Toutefois, Dollar General tire environ 82 % de ses revenus de l’alimentation (le reste provient de produits discrétionnaires comme des vêtements ou des articles de décoration) ; à l'inverse, Dollarama génère la majorité de ses revenus grâce à des produits discrétionnaires. Je considère Dollar General comme une chaîne de petites épiceries principalement situées en régions rurales, dont la clientèle est généralement moins nantie.
Fondée en 1939, Dollar General est devenue une entreprise publique en 1968. La société a été privatisée en 2007, avant de faire son retour en Bourse en 2009. Aujourd’hui, elle est l'un des plus grands détaillants aux États-Unis en termes de nombre de magasins, avec plus de 21 000 établissements à travers le pays.
Depuis son introduction en Bourse en 2009, les revenus de la société ont augmenté, passant de 11,8 milliards de dollars à 40,6 milliards de dollars, soit un taux de croissance annuel composé de 8,6 %. Quant à ses bénéfices par action, ils sont passés de 1,04 $ en 2009 à 5,92 $ en 2025 (l’exercice de la société se termine en janvier), représentant un taux de croissance annuel composé de 12,3 %. Cela explique que le titre soit passé d’un cours de 21 $ lors de son introduction en Bourse en 2009 à un cours récent de près de 125 $. En incluant les dividendes, le titre a offert un rendement annuel composé de 12,8 % à ses actionnaires depuis 2009.
Malgré son excellente performance financière depuis 2009, la société a rencontré des difficultés depuis 2020. Comme d’autres détaillants, Dollar General a connu une performance particulièrement robuste pendant les années de la pandémie. Ainsi, en 2021 (son exercice se terminant en janvier), ses revenus ont augmenté de 21,6 % par rapport à 2020, tandis que ses bénéfices par action ont bondi de 57,4 %, atteignant 10,61 $. La société a réussi à maintenir ces bénéfices pendant quelques années, mais dès l’exercice 2024, il est devenu évident que les années dorées étaient derrière elle. De nombreux problèmes sont apparus, notamment des défis logistiques, des difficultés à conserver et à recruter des employés, ainsi qu'une hausse notable des vols à l’étalage. En 2024, les bénéfices par action ont chuté à 7,55 $, puis à 5,92 $ en 2025.
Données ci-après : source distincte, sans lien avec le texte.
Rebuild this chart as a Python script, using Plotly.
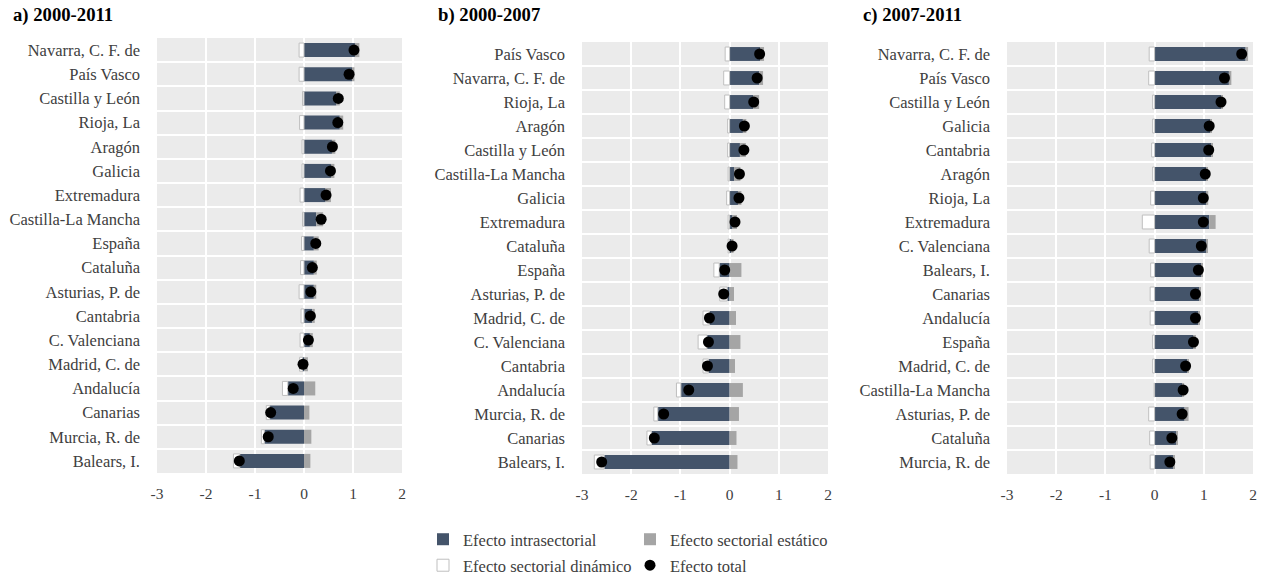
import plotly.graph_objects as go

# ---------------- data ----------------
regions_a = ["Navarra, C. F. de", "País Vasco", "Castilla y León", "Rioja, La", "Aragón", "Galicia",
             "Extremadura", "Castilla-La Mancha", "España", "Cataluña", "Asturias, P. de", "Cantabria",
             "C. Valenciana", "Madrid, C. de", "Andalucía", "Canarias", "Murcia, R. de", "Balears, I."]
intra_a = [1.04, 0.98, 0.66, 0.73, 0.57, 0.55, 0.44, 0.25, 0.20, 0.20, 0.20, 0.17, 0.12, -0.03, -0.33, -0.70, -0.81, -1.31]
static_a = [0.09, 0.05, 0.07, 0.07, 0.07, 0.07, 0.11, 0.14, 0.10, 0.06, 0.05, 0.05, 0.06, 0.08, 0.23, 0.11, 0.15, 0.13]
dynamic_a = [-0.10, -0.10, -0.03, -0.09, -0.04, -0.04, -0.08, -0.03, -0.05, -0.07, -0.10, -0.06, -0.08, -0.06, -0.11, -0.07, -0.06, -0.13]
total_a = [1.02, 0.92, 0.70, 0.69, 0.58, 0.54, 0.45, 0.35, 0.24, 0.17, 0.14, 0.13, 0.09, -0.02, -0.22, -0.68, -0.73, -1.32]

regions_b = ["País Vasco", "Navarra, C. F. de", "Rioja, La", "Aragón", "Castilla y León", "Castilla-La Mancha",
             "Galicia", "Extremadura", "Cataluña", "España", "Asturias, P. de", "Madrid, C. de",
             "C. Valenciana", "Cantabria", "Andalucía", "Murcia, R. de", "Canarias", "Balears, I."]
intra_b = [0.62, 0.60, 0.48, 0.27, 0.21, 0.09, 0.17, 0.06, 0.03, -0.21, -0.05, -0.41, -0.46, -0.43, -0.99, -1.46, -1.59, -2.55]
static_b = [0.08, 0.08, 0.12, 0.07, 0.12, 0.13, 0.07, 0.09, 0.05, 0.24, 0.09, 0.13, 0.22, 0.11, 0.27, 0.19, 0.14, 0.16]
dynamic_b = [-0.09, -0.12, -0.10, -0.04, -0.04, -0.03, -0.06, -0.03, -0.03, -0.11, -0.15, -0.13, -0.18, -0.11, -0.09, -0.08, -0.09, -0.20]
total_b = [0.61, 0.56, 0.49, 0.30, 0.29, 0.20, 0.19, 0.11, 0.05, -0.10, -0.12, -0.41, -0.43, -0.45, -0.83, -1.34, -1.53, -2.60]

regions_c = ["Navarra, C. F. de", "País Vasco", "Castilla y León", "Galicia", "Cantabria", "Aragón",
             "Rioja, La", "Extremadura", "C. Valenciana", "Balears, I.", "Canarias", "Andalucía",
             "España", "Madrid, C. de", "Castilla-La Mancha", "Asturias, P. de", "Cataluña", "Murcia, R. de"]
intra_c = [1.85, 1.51, 1.36, 1.14, 1.15, 1.06, 1.06, 1.11, 1.05, 0.96, 0.91, 0.90, 0.80, 0.66, 0.57, 0.61, 0.44, 0.39]
static_c = [0.05, 0.05, 0.03, 0.02, 0.02, 0.02, 0.03, 0.13, 0.02, 0.02, 0.02, 0.02, 0.04, 0.02, 0.03, 0.08, 0.02, 0.01]
dynamic_c = [-0.11, -0.12, -0.04, -0.04, -0.06, -0.04, -0.08, -0.25, -0.11, -0.08, -0.09, -0.09, -0.04, -0.04, -0.01, -0.12, -0.10, -0.09]
total_c = [1.77, 1.42, 1.35, 1.11, 1.10, 1.03, 0.99, 0.99, 0.95, 0.89, 0.83, 0.83, 0.79, 0.63, 0.58, 0.56, 0.35, 0.31]

panel_titles = ["a) 2000-2011", "b) 2000-2007", "c) 2007-2011"]
series_names = ["Efecto intrasectorial", "Efecto sectorial estático", "Efecto sectorial dinámico", "Efecto total"]
x_ticks = [-3, -2, -1, 0, 1, 2]
x_ticklabels = ["-3", "-2", "-1", "0", "1", "2"]

# ---------------- style ----------------
W, H = 1270, 577
DARK = "#44546a"
GREY = "#a5a5a5"
BG = "#ebebeb"
TXT = "#404040"
FONT = "Liberation Serif, Times New Roman, serif"

panels = [
    (regions_a, intra_a, static_a, dynamic_a, total_a, (157, 402), (38, 473)),
    (regions_b, intra_b, static_b, dynamic_b, total_b, (582, 828), (42, 474)),
    (regions_c, intra_c, static_c, dynamic_c, total_c, (1007, 1253), (42, 474)),
]

fig = go.Figure()
layout = dict(
    width=W, height=H,
    margin=dict(l=0, r=0, t=0, b=0, autoexpand=False),
    paper_bgcolor="white", plot_bgcolor=BG,
    barmode="relative", bargap=0.42,
    font=dict(family=FONT, size=16, color=TXT),
    showlegend=True,
)

annotations = []
for i, (cats, intra, stat, dyn, tot, (x0, x1), (y0, y1)) in enumerate(panels):
    sfx = "" if i == 0 else str(i + 1)
    xa, ya = "x" + sfx, "y" + sfx
    first = i == 0
    n = len(cats)
    fig.add_trace(go.Bar(x=intra, y=cats, orientation="h", name=series_names[0],
                         marker=dict(color=DARK, line=dict(width=0)), xaxis=xa, yaxis=ya,
                         showlegend=first, legend="legend", legendrank=1))
    fig.add_trace(go.Bar(x=stat, y=cats, orientation="h", name=series_names[1],
                         marker=dict(color=GREY, line=dict(width=0)), xaxis=xa, yaxis=ya,
                         showlegend=first, legend="legend", legendrank=2))
    fig.add_trace(go.Bar(x=dyn, y=cats, orientation="h", name=series_names[2],
                         marker=dict(color="white", line=dict(width=1, color="#bfbfbf")), xaxis=xa, yaxis=ya,
                         showlegend=first, legend="legend2", legendrank=3))
    fig.add_trace(go.Scatter(x=tot, y=cats, mode="markers", name=series_names[3],
                             marker=dict(color="black", size=11), xaxis=xa, yaxis=ya,
                             showlegend=first, legend="legend2", legendrank=4))
    layout["xaxis" + sfx] = dict(
        domain=[x0 / W, x1 / W], range=[-3, 2], tickvals=x_ticks, ticktext=x_ticklabels, anchor=ya,
        showgrid=True, gridcolor="white", gridwidth=2, zeroline=False, showline=False,
        ticks="", ticklabelstandoff=9, tickfont=dict(size=15.5, color=TXT), automargin=False,
        fixedrange=True,
    )
    layout["yaxis" + sfx] = dict(
        domain=[1 - y1 / H, 1 - y0 / H], type="category", range=[n - 0.5, -0.5], anchor=xa,
        showgrid=True, gridcolor="white", gridwidth=2, tickson="boundaries",
        ticks="", ticklabelstandoff=16, tickfont=dict(size=16.5, color=TXT), automargin=False,
        showline=False, zeroline=False,
    )
    annotations.append(dict(text="<b>" + panel_titles[i] + "</b>", xref="paper", yref="paper",
                            x=[11, 436, 861][i] / W, y=1 - 15 / H, xanchor="left", yanchor="middle",
                            showarrow=False, font=dict(size=18.7, color="black", family=FONT)))

layout["annotations"] = annotations
legend_common = dict(orientation="h", x=423 / W, xanchor="left", yanchor="top",
                     entrywidth=162, entrywidthmode="pixels", font=dict(size=16.5, color=TXT),
                     bgcolor="rgba(0,0,0,0)", tracegroupgap=0, itemwidth=30)
layout["legend"] = dict(y=1 - 522 / H, **legend_common)
layout["legend2"] = dict(y=1 - 548 / H, **legend_common)
fig.update_layout(**layout)
fig.write_html("out.html", post_script="document.body.style.margin='0';",
               config={"displayModeBar": False})
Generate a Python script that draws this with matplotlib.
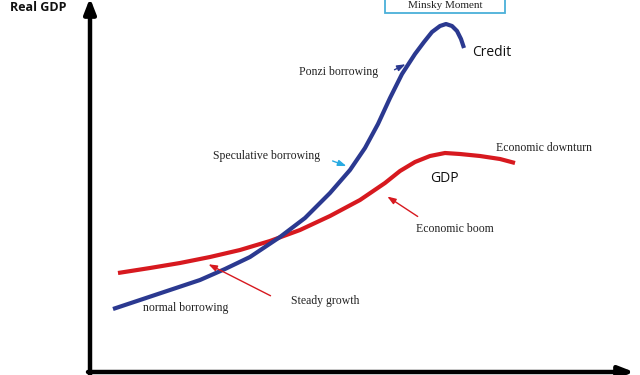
import matplotlib.pyplot as plt
from matplotlib.patches import Rectangle

# curve readings (picture units: x to the right, y downward)
credit_x = [113, 140, 170, 200, 225, 250, 280, 305, 330, 350, 365, 378, 390, 402, 415, 424, 432, 440, 446, 452, 457, 461, 464]
credit_y = [309, 300, 290, 280, 269, 257, 237, 218, 193, 170, 148, 124, 98, 74, 54, 42, 32, 26, 24, 26, 31, 39, 48]

gdp_x = [118, 150, 180, 210, 240, 270, 300, 330, 360, 385, 400, 415, 430, 445, 460, 480, 500, 515]
gdp_y = [273, 268, 263, 257, 250, 241, 230, 216, 200, 183, 171, 162, 156, 153, 154, 156, 159, 163]

# annotations: text, text position, arrow tail, arrow head, arrow colour
notes = [
    ("Ponzi borrowing", (299, 72), (392, 71), (408, 63), "#2b3990"),
    ("Speculative borrowing", (213, 156), (330, 160), (349, 167), "#29abe2"),
    ("Economic boom", (416, 229), (420, 218), (385, 195), "#d7191f"),
    ("Steady growth", (291, 301), (273, 297), (206, 263), "#d7191f"),
    ("normal borrowing", (143, 308), None, None, None),
    ("Economic downturn", (496, 148), None, None, None),
]

blue = "#2b3990"
red = "#d7191f"
serif = "Liberation Serif"

fig = plt.figure(figsize=(6.4, 3.75), dpi=100)
ax = fig.add_axes([0, 0, 1, 1])
ax.set_xlim(0, 640)
ax.set_ylim(375, 0)
ax.axis("off")

# axes with arrows
ax.annotate("", xy=(90, -2), xytext=(90, 376), annotation_clip=False,
            arrowprops=dict(arrowstyle="-|>,head_length=0.9,head_width=0.35", lw=3.2, color="black",
                            shrinkA=0, shrinkB=0))
ax.annotate("", xy=(634, 372), xytext=(88, 372), annotation_clip=False,
            arrowprops=dict(arrowstyle="-|>,head_length=0.9,head_width=0.35", lw=3.2, color="black",
                            shrinkA=0, shrinkB=0))

ax.plot(gdp_x, gdp_y, color=red, lw=3, solid_capstyle="butt", solid_joinstyle="round")
ax.plot(credit_x, credit_y, color=blue, lw=3, solid_capstyle="butt", solid_joinstyle="round")

for text, pos, tail, head, col in notes:
    ax.text(pos[0], pos[1], text, fontsize=8.5, family=serif, color="#222222",
            ha="left", va="center")
    if tail is not None:
        ax.annotate("", xy=head, xytext=tail,
                    arrowprops=dict(arrowstyle="-|>,head_length=0.5,head_width=0.18",
                                    lw=1.0, color=col))

ax.text(472, 53, "Credit", fontsize=10, family="Open Sans", color="#111111", va="center")
ax.text(430, 179, "GDP", fontsize=10, family="Open Sans", color="#111111", va="center")
ax.text(10, 1, "Real GDP", fontsize=9, family="Open Sans", weight="bold", color="#111111", va="top")

ax.add_patch(Rectangle((385, -10), 120, 23, fill=False, edgecolor="#4ab0d9", lw=1.3))
ax.text(445, 1, "Minsky Moment", fontsize=8, family=serif, color="#222222", ha="center", va="top")

fig.savefig("out.png", dpi=100)
plt.close(fig)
Ce qui est intéressant dans cette histoire, c’est l’évolution du cours du titre durant cette période. Je crois qu’elle démontre bien que les marchés boursiers ont tendance à réagir de manière extrême envers un titre, tant à la hausse lorsque tout va bien qu’à la baisse lorsque la performance d’une société se dégrade.
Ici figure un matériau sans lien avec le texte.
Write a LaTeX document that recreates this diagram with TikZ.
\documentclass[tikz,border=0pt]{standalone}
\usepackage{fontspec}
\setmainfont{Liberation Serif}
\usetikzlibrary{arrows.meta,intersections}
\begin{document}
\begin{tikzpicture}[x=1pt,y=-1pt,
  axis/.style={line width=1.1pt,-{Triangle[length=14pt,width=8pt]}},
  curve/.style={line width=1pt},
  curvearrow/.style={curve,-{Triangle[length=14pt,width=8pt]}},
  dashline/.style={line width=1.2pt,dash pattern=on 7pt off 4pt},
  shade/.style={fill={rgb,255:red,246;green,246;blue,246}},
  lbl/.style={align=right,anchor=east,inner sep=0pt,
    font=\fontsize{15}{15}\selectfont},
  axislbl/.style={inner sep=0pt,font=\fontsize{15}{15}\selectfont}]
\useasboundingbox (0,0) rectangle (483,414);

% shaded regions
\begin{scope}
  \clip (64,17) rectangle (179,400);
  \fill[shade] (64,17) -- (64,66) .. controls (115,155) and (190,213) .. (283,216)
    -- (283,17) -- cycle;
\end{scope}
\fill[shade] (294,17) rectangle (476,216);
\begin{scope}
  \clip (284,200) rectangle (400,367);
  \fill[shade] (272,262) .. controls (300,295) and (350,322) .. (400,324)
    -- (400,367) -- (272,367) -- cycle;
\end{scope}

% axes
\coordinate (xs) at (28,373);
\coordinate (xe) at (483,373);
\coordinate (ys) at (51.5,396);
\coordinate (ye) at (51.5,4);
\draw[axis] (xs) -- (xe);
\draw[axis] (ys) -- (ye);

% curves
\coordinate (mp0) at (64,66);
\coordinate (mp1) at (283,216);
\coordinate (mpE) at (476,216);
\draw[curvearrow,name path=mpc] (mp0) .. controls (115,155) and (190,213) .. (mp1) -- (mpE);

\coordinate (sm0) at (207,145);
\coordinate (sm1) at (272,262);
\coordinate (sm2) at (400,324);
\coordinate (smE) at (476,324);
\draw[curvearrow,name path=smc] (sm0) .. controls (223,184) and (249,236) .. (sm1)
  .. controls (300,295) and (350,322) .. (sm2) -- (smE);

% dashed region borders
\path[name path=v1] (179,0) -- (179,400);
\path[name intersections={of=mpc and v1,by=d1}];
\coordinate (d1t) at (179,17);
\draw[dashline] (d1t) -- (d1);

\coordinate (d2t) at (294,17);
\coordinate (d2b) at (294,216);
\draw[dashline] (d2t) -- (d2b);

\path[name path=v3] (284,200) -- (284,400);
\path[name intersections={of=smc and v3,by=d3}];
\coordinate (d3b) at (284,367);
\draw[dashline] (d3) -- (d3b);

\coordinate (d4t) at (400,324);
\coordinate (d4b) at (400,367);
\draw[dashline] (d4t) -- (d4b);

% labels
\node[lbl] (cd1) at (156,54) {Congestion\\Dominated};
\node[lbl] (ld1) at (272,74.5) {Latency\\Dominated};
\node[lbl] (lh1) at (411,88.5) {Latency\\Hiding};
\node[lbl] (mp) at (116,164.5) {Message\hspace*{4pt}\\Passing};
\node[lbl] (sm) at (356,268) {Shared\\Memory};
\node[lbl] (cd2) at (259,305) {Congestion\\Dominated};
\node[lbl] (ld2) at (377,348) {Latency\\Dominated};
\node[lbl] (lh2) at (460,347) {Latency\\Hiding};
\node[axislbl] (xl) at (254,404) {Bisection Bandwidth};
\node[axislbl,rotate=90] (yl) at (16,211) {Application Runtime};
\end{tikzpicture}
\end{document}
À la fin de 2022, le cours du titre a atteint un record historique de plus de 255 $. Il est vrai que les bénéfices par action de la société atteignaient alors un niveau record de 10,68 $ (exercice clos en janvier 2023), mais à 255 $, le titre était évalué à près de 22 fois ses bénéfices par action.
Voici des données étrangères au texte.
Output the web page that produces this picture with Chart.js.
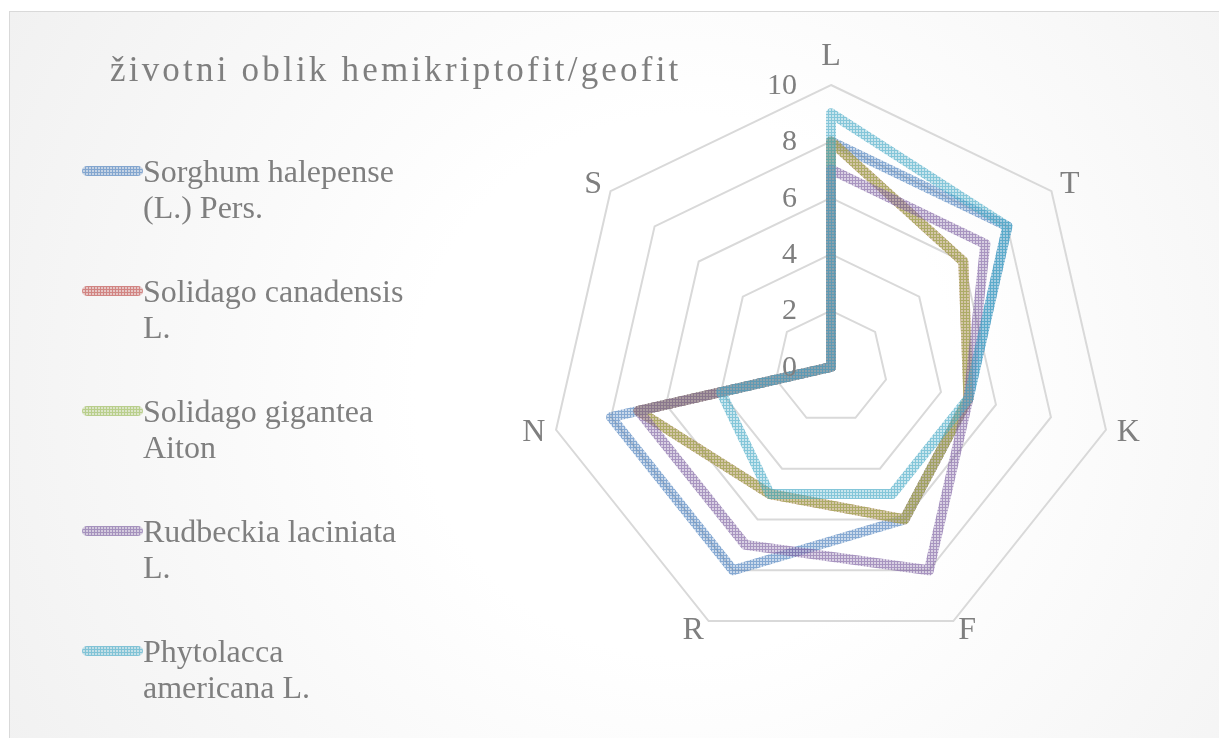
<!DOCTYPE html>
<html>
<head>
<meta charset="utf-8">
<script src="https://cdn.jsdelivr.net/npm/chart.js@4.4.1/dist/chart.umd.min.js"></script>
<style>
  html, body { margin: 0; padding: 0; background: #ffffff; }
  #wrap {
    position: relative; width: 1219px; height: 738px; overflow: hidden;
  }
  #frame {
    position: absolute; left: 9px; top: 11px; width: 1230px; height: 750px;
    border: 1px solid #d9d9d9; box-sizing: border-box;
    background: radial-gradient(circle at 55% 50%, #ffffff 35%, #f1f1f1 100%);
  }
  #chart { position: absolute; left: 0; top: 0; }
  .txt { position: absolute; font-family: "Liberation Serif", "Times New Roman", serif; color: #7f7f7f; white-space: nowrap; }
  #title { left: 110px; top: 52px; font-size: 35px; line-height: 35px; letter-spacing: 3.2px; }
  .item { position: absolute; left: 82px; }
  .item .swatch { position: absolute; left: 0; width: 61px; height: 10px; border-radius: 5px; }
  .item .label { position: absolute; left: 61px; top: 0; font-size: 32px; line-height: 36px; }
</style>
</head>
<body>
<div id="wrap">
  <div id="frame"></div>
  <canvas id="chart" width="1219" height="738"></canvas>
  <div id="title" class="txt">životni oblik hemikriptofit/geofit</div>
  <div id="legend"></div>
</div>
<script>
// kategorije (ekološki indeksi)
const labels = ['L', 'T', 'K', 'F', 'R', 'N', 'S'];

// vrijednosti po vrsti
const sorghum    = [8, 8, 5, 6, 8, 8, 0];
const canadensis = [8, 6, 5, 6, 5, 7, 0];
const gigantea   = [8, 6, 5, 6, 5, 7, 0];
const rudbeckia  = [7, 7, 5, 8, 7, 7, 0];
const phytolacca = [9, 8, 5, 5, 5, 4, 0];

const seriesNames = [
  'Sorghum halepense<br>(L.) Pers.',
  'Solidago canadensis<br>L.',
  'Solidago gigantea<br>Aiton',
  'Rudbeckia laciniata<br>L.',
  'Phytolacca<br>americana L.'
];
const seriesData = [sorghum, canadensis, gigantea, rudbeckia, phytolacca];
const seriesColors = ['#4F81BD', '#C0504D', '#9BBB59', '#8064A2', '#4BACC6'];

const tickValues = [0, 2, 4, 6, 8, 10];

const FONT = '"Liberation Serif", "Times New Roman", serif';
const TEXT_COLOR = '#7f7f7f';

// uzorak (šrafura) kao u Excelu
function makeTile(color) {
  const c = document.createElement('canvas');
  c.width = 3; c.height = 3;
  const g = c.getContext('2d');
  g.fillStyle = color;
  g.globalAlpha = 0.3;
  g.fillRect(0, 0, 3, 3);
  g.globalAlpha = 0.55;
  g.fillRect(0, 0, 3, 1);
  g.fillRect(0, 1, 1, 2);
  return c;
}

const ctx = document.getElementById('chart').getContext('2d');
const tiles = seriesColors.map(makeTile);

// legenda
const legendEl = document.getElementById('legend');
seriesNames.forEach((name, i) => {
  const item = document.createElement('div');
  item.className = 'item';
  item.style.top = (153 + i * 120) + 'px';
  const sw = document.createElement('div');
  sw.className = 'swatch txt';
  sw.style.top = '13px';
  sw.style.backgroundImage = 'url(' + tiles[i].toDataURL() + ')';
  const lb = document.createElement('div');
  lb.className = 'label txt';
  lb.innerHTML = name;
  item.appendChild(sw);
  item.appendChild(lb);
  legendEl.appendChild(item);
});

const radarText = {
  id: 'radarText',
  afterDatasetsDraw(chart) {
    const scale = chart.scales.r;
    const c = chart.ctx;
    const r = scale.drawingArea;
    c.save();
    c.fillStyle = TEXT_COLOR;

    // oznake osi
    c.font = '32px ' + FONT;
    labels.forEach((lab, i) => {
      const top = scale.getPointPosition(i, r);
      const vertical = Math.abs(top.x - scale.xCenter) < 1;
      const p = scale.getPointPosition(i, r + (vertical ? 20 : 11));
      if (vertical) {
        c.textAlign = 'center';
        c.textBaseline = 'alphabetic';
      } else {
        c.textAlign = p.x > scale.xCenter ? 'left' : 'right';
        c.textBaseline = 'middle';
      }
      c.fillText(lab, p.x, p.y);
    });

    // vrijednosti skale
    c.font = '30px ' + FONT;
    c.textAlign = 'right';
    c.textBaseline = 'middle';
    tickValues.forEach(v => {
      const y = scale.yCenter - scale.getDistanceFromCenterForValue(v);
      c.fillText(String(v), scale.xCenter - 34, y + 1);
    });
    c.restore();
  }
};

new Chart(ctx, {
  type: 'radar',
  data: {
    labels: labels,
    datasets: seriesData.map((d, i) => ({
      label: seriesNames[i],
      data: d,
      borderColor: ctx.createPattern(tiles[i], 'repeat'),
      backgroundColor: 'transparent',
      borderWidth: 10,
      borderJoinStyle: 'round',
      borderCapStyle: 'round',
      pointRadius: 0,
      fill: false,
      tension: 0,
      order: seriesData.length - i
    }))
  },
  options: {
    responsive: false,
    animation: false,
    devicePixelRatio: 1,
    layout: { padding: { left: 549, right: 106, top: 85, bottom: 89 } },
    plugins: {
      legend: { display: false },
      tooltip: { enabled: false }
    },
    scales: {
      r: {
        min: 0,
        max: 10,
        ticks: { stepSize: 2, display: false },
        grid: { color: '#d9d9d9', lineWidth: 2 },
        angleLines: { display: false },
        pointLabels: { display: false }
      }
    }
  },
  plugins: [radarText]
});
</script>
</body>
</html>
Comme mentionné précédemment, les bénéfices par action ont ensuite chuté pour atteindre 5,92 $ en 2025. À son creux du début de 2025, le titre s’échangeait à environ 12,0 fois les bénéfices des 12 derniers mois. On constate l’évolution du ratio cours-bénéfices prévus du titre au cours des 10 dernières années dans le graphique suivant :
Cet exemple illustre bien le fait que les investisseurs ont tendance à exagérer dans leur évaluation d’une entreprise. Lorsque tout va bien, ils ont tendance à croire que les conditions favorables se poursuivront, octroyant ainsi des niveaux d’évaluation élevés. Lorsque la situation semble se détériorer, ils perdent confiance et estiment qu’une amélioration est improbable, accordant alors un faible niveau d’évaluation au titre.
Je pense que cette tendance chez les investisseurs peut être attribuée au biais cognitif de l’extrapolation, soit la tendance à extrapoler les résultats ou une tendance récente.
Cette tendance s’observe constamment sur les marchés. C’est d’ailleurs ce qui crée régulièrement des occasions d’achat attrayantes pour les investisseurs qui regardent au-delà du prochain trimestre. En effet, dans notre gestion de portefeuille, nous avons pu profiter de plusieurs occasions similaires à celle de Dollar General en 2025.